Switzerland/France / 2021 / Kurdish & Arabic with English subtitles / 124 minutes
- Tuesday, Oct. 25, live screening at Marcus North Shore Cinema at 7 p.m.
- Stream at home on Eventive Tuesday, Oct. 25
In a Syrian border village in the early 80s, little Sero attends school for the first time. A new teacher has arrived with the goal of making strapping pan-Arabic comrades out of the Kurdish children. To enable paradise to come to earth, he uses the rod to forbid the Kurdish language, orders the veneration of Assad and preaches hate of the Zionist enemy — the Jews. The lessons upset and confuse Sero because his long-time neighbors are a lovable Jewish family. With a fine sense of humor and satire, the film depicts a childhood which manages to find light moments between dictatorship and dark drama.
“Plan A”
Germany/Israel / 2021 / German & Hebrew with English subtitles / 109 minutes
- Wednesday, Oct. 26, live screening at Marcus North Shore Cinema at 7 p.m.
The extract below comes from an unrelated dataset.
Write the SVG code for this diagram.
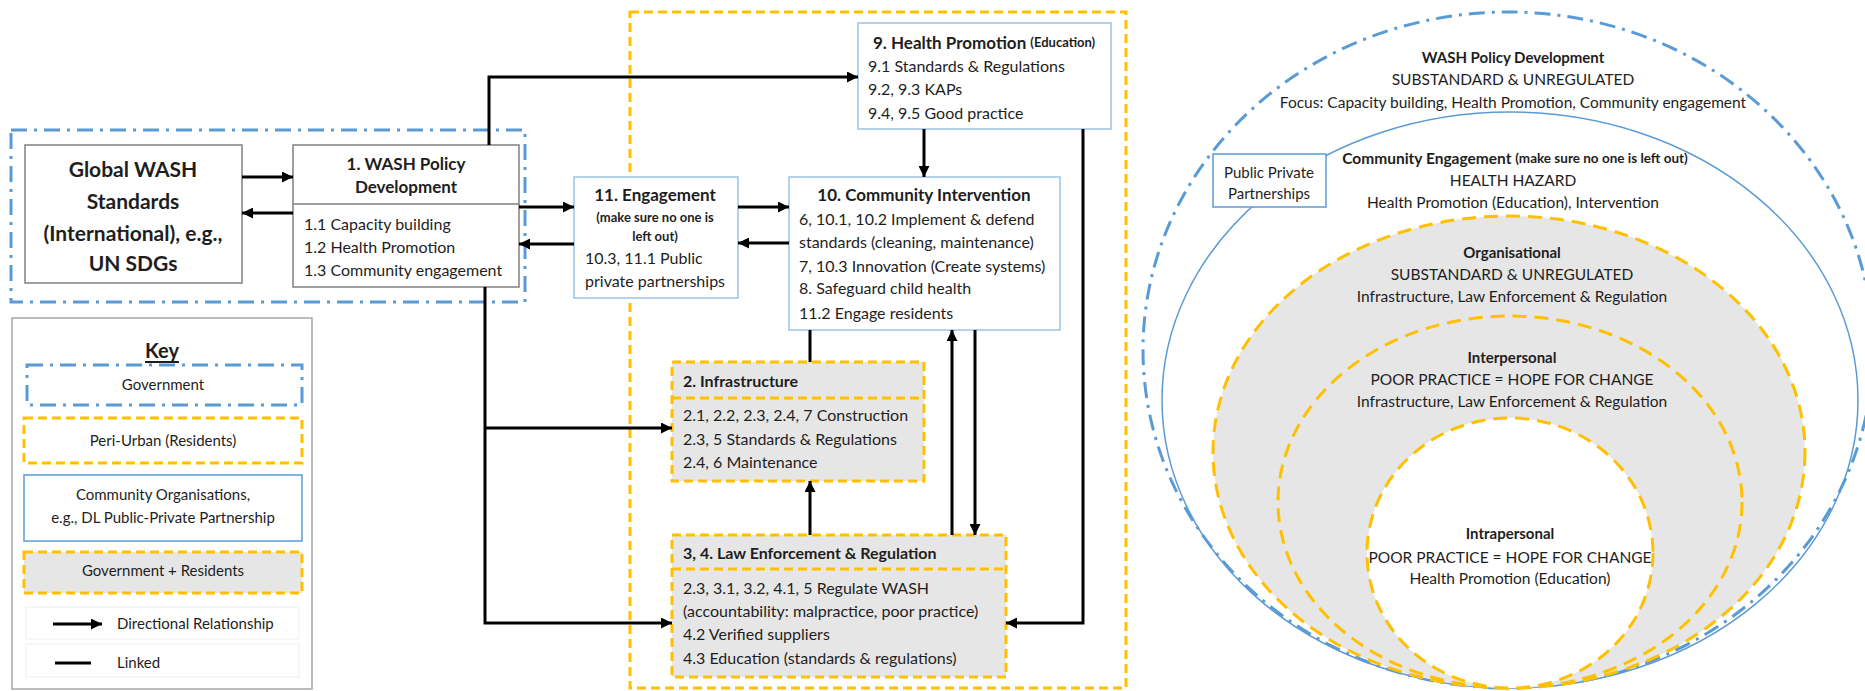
<svg xmlns="http://www.w3.org/2000/svg" width="1865" height="691" viewBox="0 0 1865 691">
<defs>
<marker id="ah" markerUnits="userSpaceOnUse" markerWidth="11" markerHeight="11" refX="11" refY="5.5" orient="auto">
<path d="M0,0 L11,5.5 L0,11 z" fill="#000"/>
</marker>
<style>
text { font-family: Lato, "Liberation Sans", sans-serif; fill:#1e1e1e; dominant-baseline: central; }
.b { font-weight: bold; }
.c { text-anchor: middle; }
.s16 { font-size: 16px; }
.s15 { font-size: 15px; }
.s14 { font-size: 15.5px; }
.s13 { font-size: 13px; }
.s135 { font-size: 13.5px; }
.s17 { font-size: 17px; }
.s21 { font-size: 21px; }
.conn { stroke:#000; stroke-width:3; fill:none; }
.arr { marker-end:url(#ah); }
.gov { fill:none; stroke:#5b9bd5; stroke-width:3; stroke-dasharray:16 7 3 7; }
.peri { fill:none; stroke:#ffc000; stroke-width:3; stroke-dasharray:9 5; }
.comm { fill:#fff; stroke:#9dc3e6; stroke-width:1.5; }
.gr { fill:#e6e6e6; stroke:#ffc000; stroke-width:3; stroke-dasharray:9 5; }
.plain { fill:#fff; stroke:#808080; stroke-width:1.5; }
.faint { fill:#fff; stroke:#eeeeee; stroke-width:1; }
.ring { stroke:#ffc000; stroke-width:3; stroke-dasharray:14 8; }
</style>
</defs>
<rect width="1865" height="691" fill="#fff"/>

<!-- Containers -->
<g id="government-zone">
<rect x="11" y="130" width="514" height="172" class="gov"/>
</g>
<g id="peri-urban-zone">
<rect x="630" y="12" width="496" height="676" class="peri"/>
</g>

<!-- Nodes -->
<g id="global-wash">
<rect x="25" y="145" width="217" height="138" class="plain"/>
<text class="b c s21" x="133" y="168">Global WASH</text>
<text class="b c s21" x="133" y="200">Standards</text>
<text class="b c s21" x="133" y="232">(International), e.g.,</text>
<text class="b c s21" x="133" y="262">UN SDGs</text>
</g>

<g id="wash-policy">
<rect x="293" y="145" width="226" height="142" class="plain"/>
<line x1="293" y1="204" x2="519" y2="204" stroke="#808080" stroke-width="1.5"/>
<text class="b c s17" x="406" y="163">1. WASH Policy</text>
<text class="b c s17" x="406" y="186">Development</text>
<text class="s16" x="304" y="223">1.1 Capacity building</text>
<text class="s16" x="304" y="246">1.2 Health Promotion</text>
<text class="s16" x="304" y="269">1.3 Community engagement</text>
</g>

<g id="health-promotion">
<rect x="858" y="23" width="253" height="106" class="comm"/>
<text class="b s17" x="873" y="42">9. Health Promotion <tspan class="s13">(Education)</tspan></text>
<text class="s16" x="868" y="65">9.1 Standards &amp; Regulations</text>
<text class="s16" x="868" y="88">9.2, 9.3 KAPs</text>
<text class="s16" x="868" y="112">9.4, 9.5 Good practice</text>
</g>

<g id="engagement">
<rect x="574" y="177" width="164" height="121" class="comm"/>
<text class="b c s17" x="655" y="194">11. Engagement</text>
<text class="b c s13" x="655" y="217">(make sure no one is</text>
<text class="b c s13" x="655" y="236">left out)</text>
<text class="s16" x="585" y="257">10.3, 11.1 Public</text>
<text class="s16" x="585" y="280">private partnerships</text>
</g>

<g id="community-intervention">
<rect x="789" y="177" width="271" height="153" class="comm"/>
<text class="b c s17" x="924" y="194">10. Community Intervention</text>
<text class="s16" x="799" y="218">6, 10.1, 10.2 Implement &amp; defend</text>
<text class="s16" x="799" y="241">standards (cleaning, maintenance)</text>
<text class="s16" x="799" y="265">7, 10.3 Innovation (Create systems)</text>
<text class="s16" x="799" y="287">8. Safeguard child health</text>
<text class="s16" x="799" y="312">11.2 Engage residents</text>
</g>

<g id="infrastructure">
<rect x="672" y="362" width="252" height="119" class="gr"/>
<line x1="672" y1="398" x2="924" y2="398" stroke="#ffc000" stroke-width="3" stroke-dasharray="9 5"/>
<text class="b s16" x="683" y="380">2. Infrastructure</text>
<text class="s16" x="683" y="414">2.1, 2.2, 2.3, 2.4, 7 Construction</text>
<text class="s16" x="683" y="438">2.3, 5 Standards &amp; Regulations</text>
<text class="s16" x="683" y="461">2.4, 6 Maintenance</text>
</g>

<g id="law-enforcement">
<rect x="672" y="535" width="334" height="142" class="gr"/>
<line x1="672" y1="569" x2="1006" y2="569" stroke="#ffc000" stroke-width="3" stroke-dasharray="9 5"/>
<text class="b s16" x="683" y="552">3, 4. Law Enforcement &amp; Regulation</text>
<text class="s16" x="683" y="587">2.3, 3.1, 3.2, 4.1, 5 Regulate WASH</text>
<text class="s16" x="683" y="610">(accountability: malpractice, poor practice)</text>
<text class="s16" x="683" y="633">4.2 Verified suppliers</text>
<text class="s16" x="683" y="657">4.3 Education (standards &amp; regulations)</text>
</g>

<!-- Connectors -->
<g id="connectors">
<line x1="242" y1="177" x2="293" y2="177" class="conn arr"/>
<line x1="293" y1="213" x2="242" y2="213" class="conn arr"/>
<polyline points="489,145 489,77 858,77" class="conn arr"/>
<line x1="519" y1="207" x2="574" y2="207" class="conn arr"/>
<line x1="574" y1="244" x2="519" y2="244" class="conn arr"/>
<line x1="738" y1="207" x2="789" y2="207" class="conn arr"/>
<line x1="789" y1="243" x2="738" y2="243" class="conn arr"/>
<line x1="924" y1="129" x2="924" y2="177" class="conn arr"/>
<line x1="810" y1="330" x2="810" y2="362" class="conn"/>
<line x1="810" y1="535" x2="810" y2="481" class="conn arr"/>
<line x1="952" y1="535" x2="952" y2="330" class="conn arr"/>
<line x1="975" y1="330" x2="975" y2="535" class="conn arr"/>
<polyline points="1083,129 1083,623 1006,623" class="conn arr"/>
<polyline points="485,287 485,623 672,623" class="conn arr"/>
<line x1="485" y1="428" x2="672" y2="428" class="conn arr"/>
</g>

<!-- Key -->
<g id="key">
<rect x="12" y="318" width="300" height="371" fill="#fff" stroke="#a6a6a6" stroke-width="1.5"/>
<text class="b c" x="162" y="350" font-size="20" text-decoration="underline">Key</text>
<rect x="27" y="365" width="275" height="40" class="gov" fill="#fff"/>
<text class="c s15" x="163" y="384">Government</text>
<rect x="24" y="418" width="278" height="45" class="peri"/>
<text class="c s15" x="163" y="440">Peri-Urban (Residents)</text>
<rect x="24" y="475" width="278" height="66" fill="#fff" stroke="#5b9bd5" stroke-width="1.5"/>
<text class="c s15" x="163" y="494">Community Organisations,</text>
<text class="c s15" x="163" y="517">e.g., DL Public-Private Partnership</text>
<rect x="24" y="552" width="278" height="41" class="gr"/>
<text class="c s15" x="163" y="570">Government + Residents</text>
<rect x="26" y="607" width="273" height="32" class="faint"/>
<line x1="53" y1="624" x2="102" y2="624" class="conn arr"/>
<text class="s15" x="117" y="623">Directional  Relationship</text>
<rect x="26" y="644" width="273" height="33" class="faint"/>
<line x1="55" y1="663" x2="91" y2="663" class="conn"/>
<text class="s15" x="117" y="662">Linked</text>
</g>

<!-- Right: nested levels -->
<g id="level-wash-policy">
<ellipse cx="1508" cy="350" rx="365" ry="338" class="gov"/>
<text class="b c s15" x="1513" y="57">WASH Policy Development</text>
<text class="c s14" x="1513" y="79">SUBSTANDARD &amp; UNREGULATED</text>
<text class="c s14" x="1513" y="102">Focus: Capacity building, Health Promotion, Community engagement</text>
</g>
<g id="level-community">
<ellipse cx="1510" cy="400" rx="348" ry="288" fill="none" stroke="#5b9bd5" stroke-width="1.5"/>
<text class="b c s14" x="1515" y="158">Community Engagement <tspan class="s135">(make sure no one is left out)</tspan></text>
<text class="c s14" x="1513" y="180">HEALTH HAZARD</text>
<text class="c s14" x="1513" y="202">Health Promotion (Education), Intervention</text>
</g>
<g id="level-organisational">
<ellipse cx="1509" cy="452" rx="296" ry="236" fill="#e6e6e6" class="ring"/>
<text class="b c s15" x="1512" y="252">Organisational</text>
<text class="c s14" x="1512" y="274">SUBSTANDARD &amp; UNREGULATED</text>
<text class="c s14" x="1512" y="296">Infrastructure, Law Enforcement &amp; Regulation</text>
</g>
<g id="level-interpersonal">
<ellipse cx="1510" cy="502" rx="232" ry="186" fill="#e6e6e6" class="ring"/>
<text class="b c s15" x="1512" y="357">Interpersonal</text>
<text class="c s14" x="1512" y="379">POOR PRACTICE = HOPE FOR CHANGE</text>
<text class="c s14" x="1512" y="401">Infrastructure, Law Enforcement &amp; Regulation</text>
</g>
<g id="level-intrapersonal">
<ellipse cx="1510" cy="553" rx="143" ry="135" fill="#fff" class="ring"/>
<text class="b c s15" x="1510" y="533">Intrapersonal</text>
<text class="c s14" x="1510" y="557">POOR PRACTICE = HOPE FOR CHANGE</text>
<text class="c s14" x="1510" y="578">Health Promotion (Education)</text>
</g>
<g id="public-private-partnerships">
<rect x="1213" y="154" width="113" height="53" fill="#fff" stroke="#5b9bd5" stroke-width="1.5"/>
<text class="c s15" x="1269" y="172">Public Private</text>
<text class="c s15" x="1269" y="193">Partnerships</text>
</g>
</svg>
- Stream at home on Eventive Wednesday, Oct. 26
Set in Germany in 1945, the film centers on Max Diehl, a Holocaust survivor, who lost his entire family in the camps. Full of rage and with nothing left to live for, he meets a group of Jewish vigilantes. Together they develop a plan to take brazen action against the German people: to poison the water system in Germany and kill 6 million Germans. Plan A is a gripping true story that deals with a most primal and natural instinct – pure revenge.
“Love and Mazel Tov”
Germany / 2020 / German with English subtitles / 90 minutes
- Thursday, Oct. 27, live screening at Marcus North Shore Cinema at 7 p.m.
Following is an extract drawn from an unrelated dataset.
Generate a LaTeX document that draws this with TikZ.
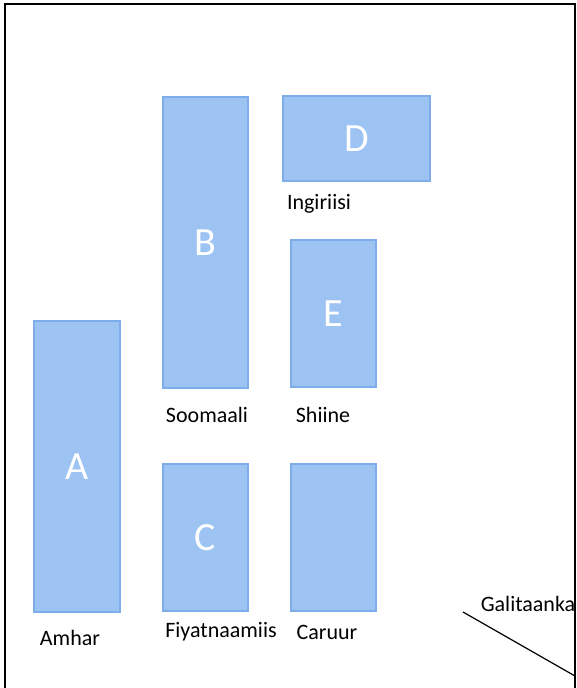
\documentclass[tikz,border=0pt]{standalone}
\usepackage{fontspec}
\setmainfont{Carlito}
\definecolor{boxfill}{HTML}{9DC3F2}
\definecolor{boxline}{HTML}{7EADEB}
\tikzset{
  langbox/.style={draw=boxline, fill=boxfill, line width=1.2pt, inner sep=0pt,
    text=white, font=\fontsize{40}{44}\selectfont},
  langlabel/.style={font=\fontsize{22}{26}\selectfont, inner sep=0pt}
}
\begin{document}
\begin{tikzpicture}[x=1pt, y=-1pt]
                \useasboundingbox (0,0) rectangle (576,688);

                \draw[line width=1.4pt] (5,688) -- (5,4) -- (575,4) -- (575,688);

                \node[langbox, minimum width=86pt, minimum height=291pt] (A) at (77,466.5) {A};
                \node[langbox, minimum width=85pt, minimum height=291pt] (B) at (205.5,242.5) {B};
                \node[langbox, minimum width=85pt, minimum height=147pt] (C) at (205.5,537.5) {C};
                \node[langbox, minimum width=147pt, minimum height=85pt] (D) at (356.5,138.5) {D};
                \node[langbox, minimum width=85pt, minimum height=147pt] (E) at (333.5,313.5) {E};
                \node[langbox, minimum width=85pt, minimum height=147pt] (F) at (333.5,537.5) {};

                \node[langlabel] (ingiriisi) at (319,204) {Ingiriisi};
                \node[langlabel] (soomaali) at (207,415) {Soomaali};
                \node[langlabel] (shiine) at (323,415) {Shiine};
                \node[langlabel] (amhar) at (70,638) {Amhar};
                \node[langlabel] (fiyatnaamiis) at (221,632) {Fiyatnaamiis};
                \node[langlabel] (caruur) at (327,632) {Caruur};
                \node[langlabel] (galitaanka) at (528,604) {Galitaanka};

                \coordinate (L1) at (463,612);
                \coordinate (L2) at (575,676);
                \draw[line width=1.2pt] (L1) -- (L2);
            \end{tikzpicture}
\end{document}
- Stream at home on Eventive Thursday, Oct. 27
At a party, Daniel pretends to be Jewish to impress Anne. The pretty bookstore owner specializes in Jewish literature in her bookshop, volunteers at a Jewish home for the elderly, and is also a close friend of the Jewish author Schlomo Wisniewski. When Anne and Daniel become a couple, their friends Laura and Tobias have an inkling that Daniel’s hoax will soon have to be caught. His initially small con turns into an unmanageable web of white lies. Will Anne also love him when she learns that he is not Jewish at all?
“iMordecai”
United States / 2022 / English / 102 minutes
- Stream at home on Eventive Friday, Oct. 28 at 12 p.m.
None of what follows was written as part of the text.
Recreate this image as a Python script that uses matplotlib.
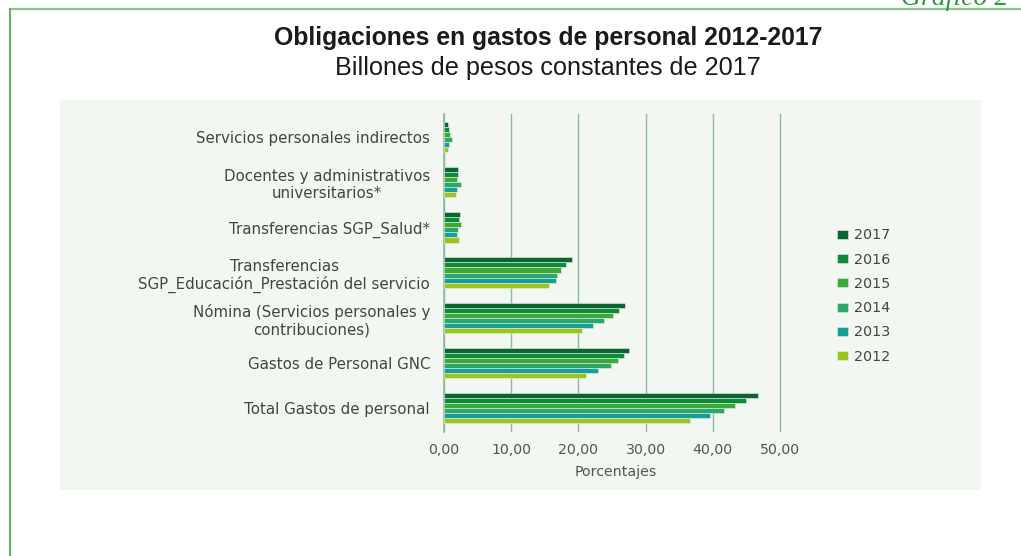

A heart-warming movie based on a true story, “iMordecai” stars Academy Award-nominated and two-time Emmy-winning actor Judd Hirsch as Mordecai Samel and Academy Award-nominated actress Carol Kane as his wife, Fela, both are survivors from Poland, who are now living in Miami. Their son, Marvin, Academy Award-nominated actor Sean Astin, is an ambitious cigar maker trying to support his own family while still being there for his aging parents. But when Mordecai’s ancient flip phone breaks, he starts to take lessons from Nina, a young employee of Ultratech. She tutors Mordecai on his new iPhone, opening him up to all kinds of novel experiences and adventures, which makes him feel like a kid again. An uplifting comedy and a love letter to the city of Miami, “iMordecai” urges us all to live the one life we have to the fullest.
“Lost Transport”
Netherlands/Luxembourg/Germany / 2022 / Dutch & German with English subtitles / 100 minutes
- Stream at home on Eventive Friday, Oct. 28 at 12 p.m.
This drama, set in the spring of 1945, is inspired by true events, centers on a trio of women: the distrustful German girl Winnie, the courageous Dutch Jewish woman Simone, and the fearless Russian sniper Vera. Thrown together at the end of World War II, after a group of German soldiers abandons a deportation train with hundreds of Jewish prisoners to the fate of advancing Russian troops. The women have to overcome their distrust and resentment of one another and work together to survive.